Story at a glance
- ICE has requested more elite border patrol agents to help monitor undocumented immigrants in sanctuary cities.
- An email obtained by the New York Times calls for agents to “flood the streets” and arrest as many undocumented immigrants as possible in these locations.
Immigration and Customs Enforcement (ICE) has begun 24-hour daily surveillance operations near the homes and workplaces of undocumented immigrants in sanctuary cities across the country, according to an exclusive New York Times report.
A senior official with the Department of Homeland Security (DHS) told reporters in February that ICE would be deploying Customs and Border Protection (CBP) officers to “enhance integrity of the immigration system, protect public safety, and strengthen our national security.”
The partnership was intended to assist ICE, which reportedly did not have enough resources to manage the increase in nondetailed cases increased by the rise of sanctuary jurisdictions. ICE reportedly requested approximately 500 special agents to assist in arrest efforts.
These agents, who normally work to stop criminal operations like border smuggling and violence, are requested to help ICE law enforcement arrest and deport illegal immigrants residing in sanctuary cities to compensate for state law enforcement that won’t enforce federal immigration policy. The CBP agents will move from working on criminal offenses to civil infractions.
Per the Times, this will be known as Operation Palladium, and it will last from February to December.
In the same email, the agents were ordered to “flood the streets” and arrest as many undocumented immigrants as possible.
Speaking to The Hill, acting ICE Director Matthew Albence previously confirmed in a statement that increased surveillance, ICE agents and arrests will occur in “jurisdictions where we are not allowed to assume custody” of immigrants from jail, and that ICE immigration officers were “forced to make at-large arrests” of immigrants who had been “released into communities.”

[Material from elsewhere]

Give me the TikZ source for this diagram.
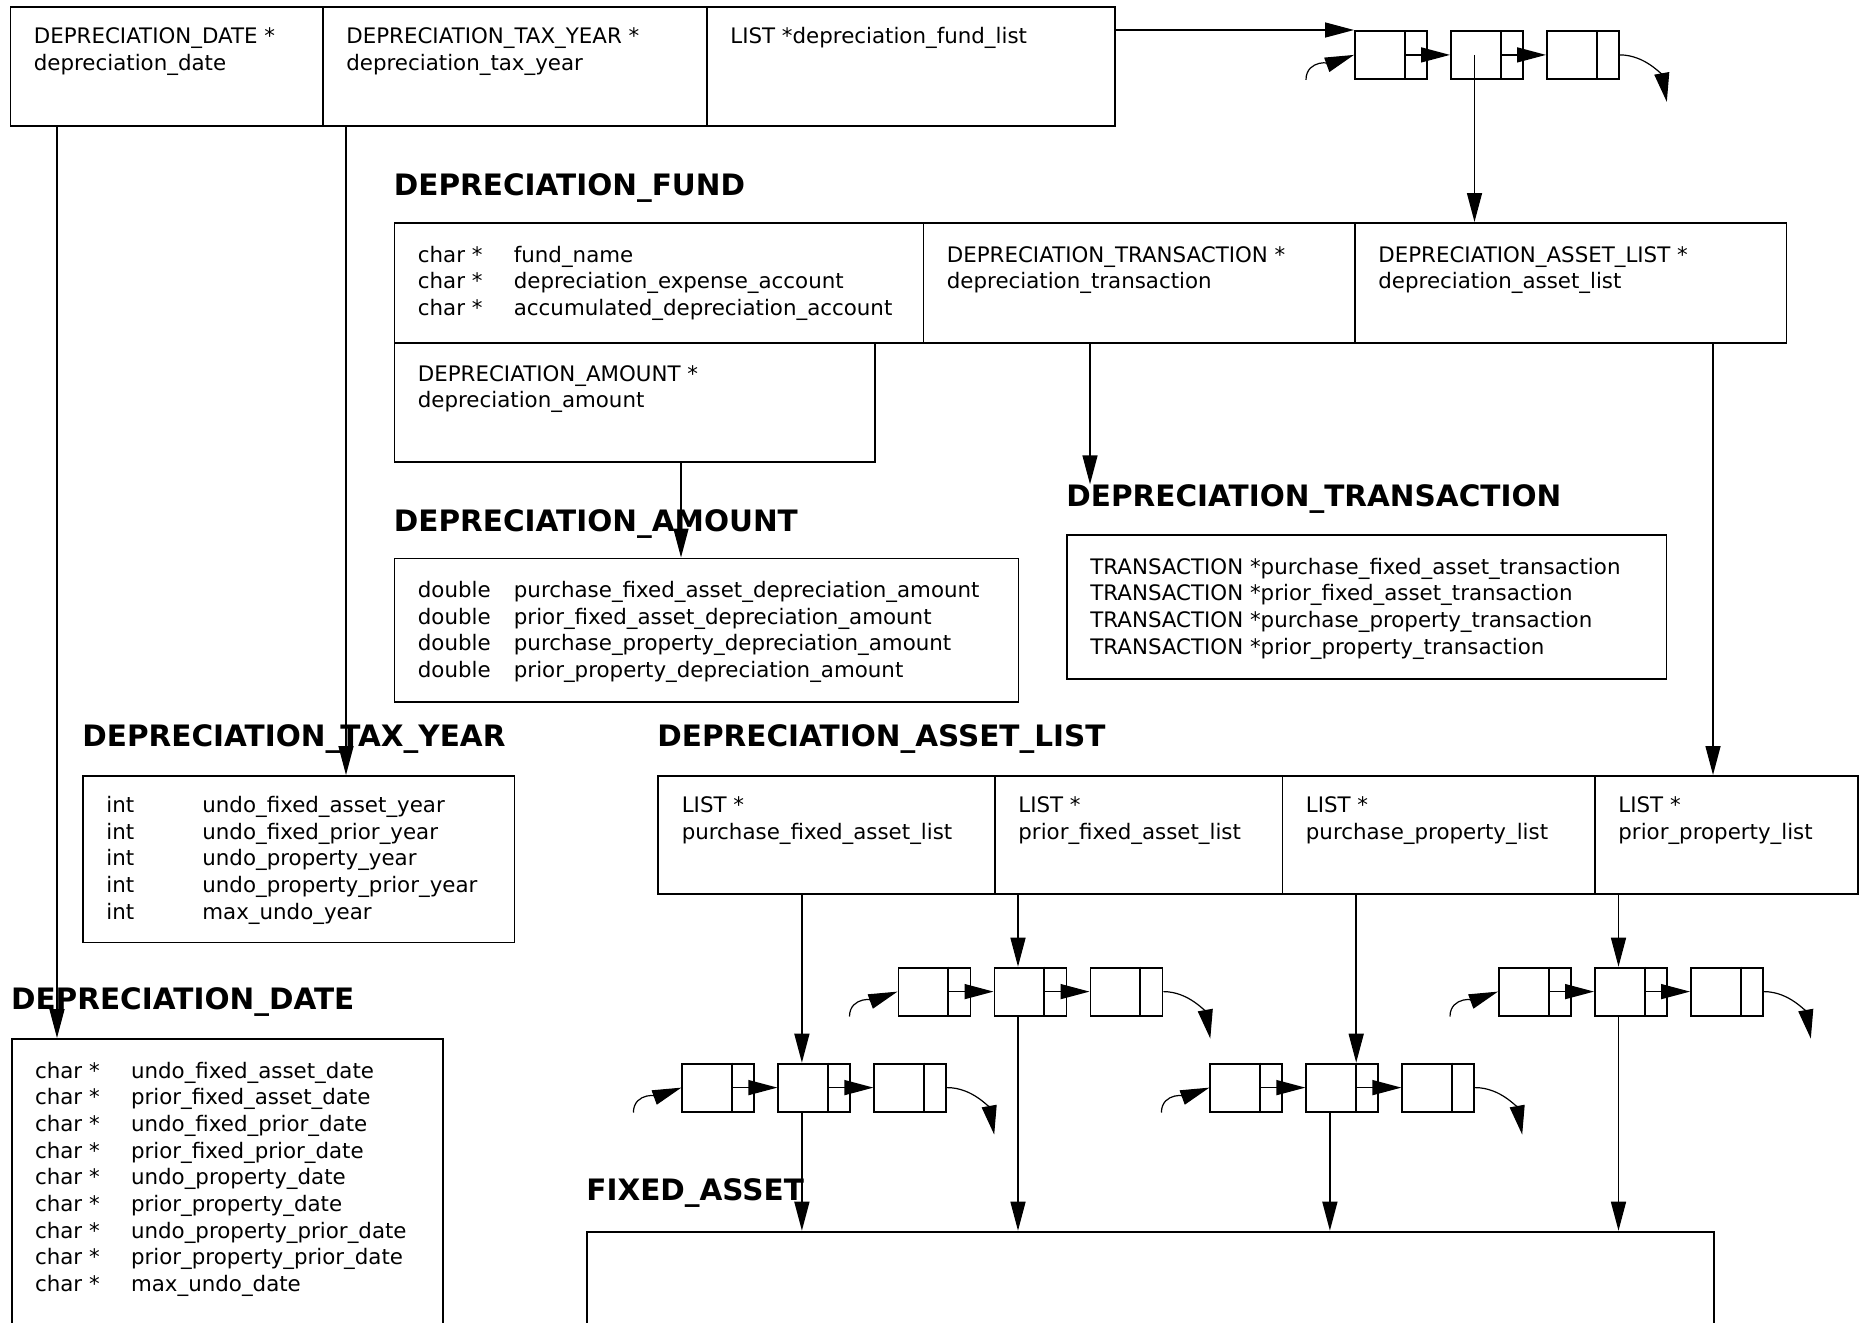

“When sanctuary cities release these criminals back to the street, it increases the occurrence of preventable crimes, and more importantly, preventable victims,” he added.
ICE and CBP agents will be working separately from local law enforcement to avoid overlapping and botched operations.
Some of the cities that will see an increase in ICE agents include Boston, New York, Chicago, San Francisco, Los Angeles, Detroit, New Orleans and Newark, N.J.
Meanwhile, President Trump, who authorized Operation Palladium, said Thursday that his administration will start to withhold federal funding from sanctuary cities, per a court ruling.
Advocacy groups, such as the American Civil Liberties Union (ACLU), have condemned the initiative. Naureen Shah, a senior advocacy and policy counsel for the ACLU, told the Times back in February that Operation Palladium “is about further militarizing our streets,” and that the effects could be lethal.
“We could see CBP officers who aren’t trained for interior enforcement using aggressive force,” Shah said.